I'm trying to import data from a CSV file, unfortunately there is no primary key that would allow me to uniquely identify a given row. So I created a dictionary in which the key is the value that GetHashCode returns to me. I use the dictionary because its search is much faster than searching with linq and where with conditions for several properties.
My GetHashCode override looks like this:
public override int GetHashCode()
{
unchecked
{
int hash = 17;
hash = hash * 23 + this.Id.GetHashCode();
hash = hash * 23 + this.Author?.GetHashCode() ?? 0.GetHashCode();
hash = hash * 23 + this.Activity?.GetHashCode() ?? 0.GetHashCode();
hash = hash * 23 + this.DateTime?.GetHashCode() ?? 0.GetHashCode();
return hash;
}
}
After fetching data from DB I do:
.ToDictionary(d => d.GetHashCode());
And here comes the problem, I checked the database and I don't have any duplicates when it comes to these four parameters. But when running the import I often get an error that the given key already exists in the dictionary, but if I run the import again for the same data the next time everything runs fine.
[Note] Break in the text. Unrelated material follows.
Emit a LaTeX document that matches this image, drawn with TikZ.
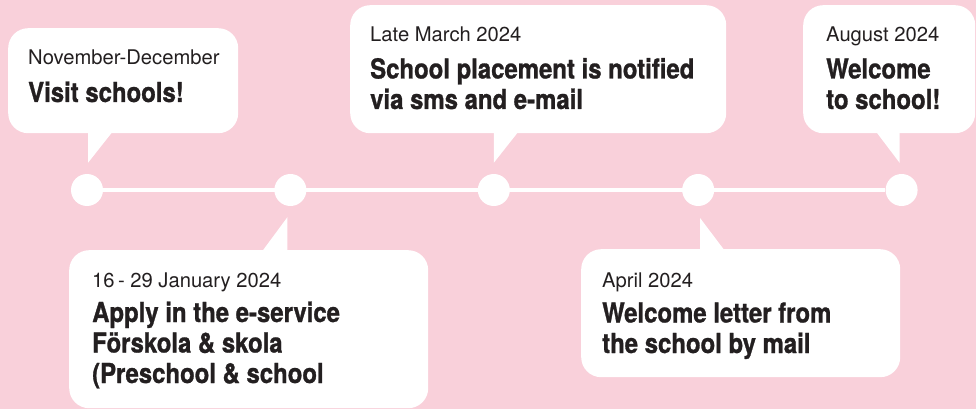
\documentclass[tikz,border=0pt]{standalone}
\usepackage{fontspec}
\setmainfont{TeX Gyre Heros}
\newfontfamily\titlefont{TeX Gyre Heros}[FakeStretch=0.87,FakeBold=1]
\usetikzlibrary{positioning,calc}
\definecolor{bgpink}{HTML}{F9D0DA}
\definecolor{ink}{HTML}{231F20}

\begin{document}
\begin{tikzpicture}[x=1pt,y=-1pt,
    dot/.style={circle,fill=white,inner sep=0,minimum size=32pt},
    bubble/.style={fill=white,rounded corners=20pt,anchor=north west,inner sep=0},
    datetext/.style={anchor=base west,inner sep=0,text=ink,
        font=\fontsize{20.2}{24}\selectfont},
    titletext/.style={anchor=base west,inner sep=0,text=ink,align=left,
        font=\titlefont\bfseries\fontsize{27.5}{30.5}\selectfont}]
\useasboundingbox (0,0) rectangle (976,409);
\fill[bgpink] (0,0) rectangle (976,409);

% Timeline
\node[dot] (c1) at (87,190) {};
\node[dot,right=171pt of c1] (c2) {};
\node[dot,right=171pt of c2] (c3) {};
\node[dot,right=172pt of c3] (c4) {};
\node[dot,right=171pt of c4] (c5) {};
\draw[white,line width=4.5pt] (c1) -- (c5);

% Bubbles
\node[bubble,minimum width=230pt,minimum height=105pt] (b1) at (8,28) {};
\node[bubble,minimum width=376pt,minimum height=128pt] (b2) at (350,5) {};
\node[bubble,minimum width=172pt,minimum height=128pt] (b3) at (803,5) {};
\node[bubble,minimum width=359pt,minimum height=158pt] (b4) at (69,250) {};
\node[bubble,minimum width=319pt,minimum height=128pt] (b5) at (581,249) {};

% Pointers
\fill[white] ($(c1.north)+(1,-11)$) -- ($(c1.north |- b1.south)+(1,-1)$)
    -- ($(c1.north |- b1.south)+(25,-1)$) -- cycle;
\fill[white] ($(c3.north)+(0,-11)$) -- ($(c3.north |- b2.south)+(0,-1)$)
    -- ($(c3.north |- b2.south)+(24,-1)$) -- cycle;
\fill[white] ($(c5.north)+(-2,-11)$) -- ($(c5.north |- b3.south)+(-2,-1)$)
    -- ($(c5.north |- b3.south)+(-25,-1)$) -- cycle;
\fill[white] ($(c2.south)+(-3,11)$) -- ($(c2.south |- b4.north)+(-3,1)$)
    -- ($(c2.south |- b4.north)+(-28,1)$) -- cycle;
\fill[white] ($(c4.south)+(2,12)$) -- ($(c4.south |- b5.north)+(2,1)$)
    -- ($(c4.south |- b5.north)+(26,1)$) -- cycle;

% Texts (title nodes sit on their last line)
\node[datetext] (d1) at ($(b1.north west)+(20,37)$) {November-December};
\node[titletext] (t1) at ($(b1.north west)+(20,74)$) {Visit schools!};

\node[datetext] (d2) at ($(b2.north west)+(20,37)$) {Late March 2024};
\node[titletext] (t2) at ($(b2.north west)+(20,104)$)
    {School placement is notified\\via sms and e-mail};

\node[datetext] (d3) at ($(b3.north west)+(23,37)$) {August 2024};
\node[titletext] (t3) at ($(b3.north west)+(23,104)$) {Welcome\\to school!};

\node[datetext] (d4) at ($(b4.north west)+(23,37)$) {16\,- 29 January 2024};
\node[titletext] (t4) at ($(b4.north west)+(23,133)$)
    {Apply in the e-service\\Förskola \& skola\\(Preschool \& school};

\node[datetext] (d5) at ($(b5.north west)+(21,38)$) {April 2024};
\node[titletext] (t5) at ($(b5.north west)+(21,104)$)
    {Welcome letter from\\the school by mail};

\end{tikzpicture}
\end{document}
How can I fix this error? The import application is written in .net 5
Id - long
Author, Activity - string
DateTime - DateTime?
Unfortunately, this ID is more like FK is not unique, there may be many rows with the same id, author, activity, but e.g. a different datetime
GetHashCode()
does NOT produce unique values, so using it as a key in a dictionary can give you the errors that you have observed.
You should implement GetHashCode()
AND IEquatable<T>
for your key type. Then you will be able to safely put instances of it into a hashing container, so long as there are no duplicate entries. (Items x
and y
will only be considered duplicates if the GetHashCode()
values are the same AND x.Equals(y)
returns true
).
So for example, your data key class could look like this:
public sealed class DataKey : IEquatable<DataKey>
{
public long Id { get; }
public string? Author { get; }
public string? Activity { get; }
public DateTime? DateTime { get; }
public DataKey(long id, string? author, string? activity, DateTime? dateTime)
{
Id = id;
Author = author;
Activity = activity;
DateTime = dateTime;
}
public bool Equals(DataKey? other)
{
if (other is null)
return false;
if (ReferenceEquals(this, other))
return true;
return Id == other.Id && Author == other.Author && Activity == other.Activity && Nullable.Equals(DateTime, other.DateTime);
}
public override bool Equals(object? obj)
{
return ReferenceEquals(this, obj) || obj is DataKey other && Equals(other);
}
public override int GetHashCode()
{
unchecked
{
var hashCode = Id.GetHashCode();
hashCode = (hashCode * 397) ^ (Author?.GetHashCode() ?? 0);
hashCode = (hashCode * 397) ^ (Activity?.GetHashCode() ?? 0);
hashCode = (hashCode * 397) ^ (DateTime?.GetHashCode() ?? 0);
return hashCode;
}
}
}
That's a lot of boilerplate code. Fortunately, if you are using a fairly recent version of C#/.NET you can use the record
type to simplify this to just:
public sealed record DataKey(
long Id,
string? Author,
string? Activity,
DateTime? DateTime);
The record
type implements IEquatable<T>
and GetHashCode()
correctly for you (for the specific types long
, string?
and DateTime?
).
Note that both the example types above are immutable. It's very important when using hashing containers that the properties of a key that contribute to GetHashCode()
and Equals()
are immutable. If you put an item in a hashing container and then change any of those properties, nasty things happen.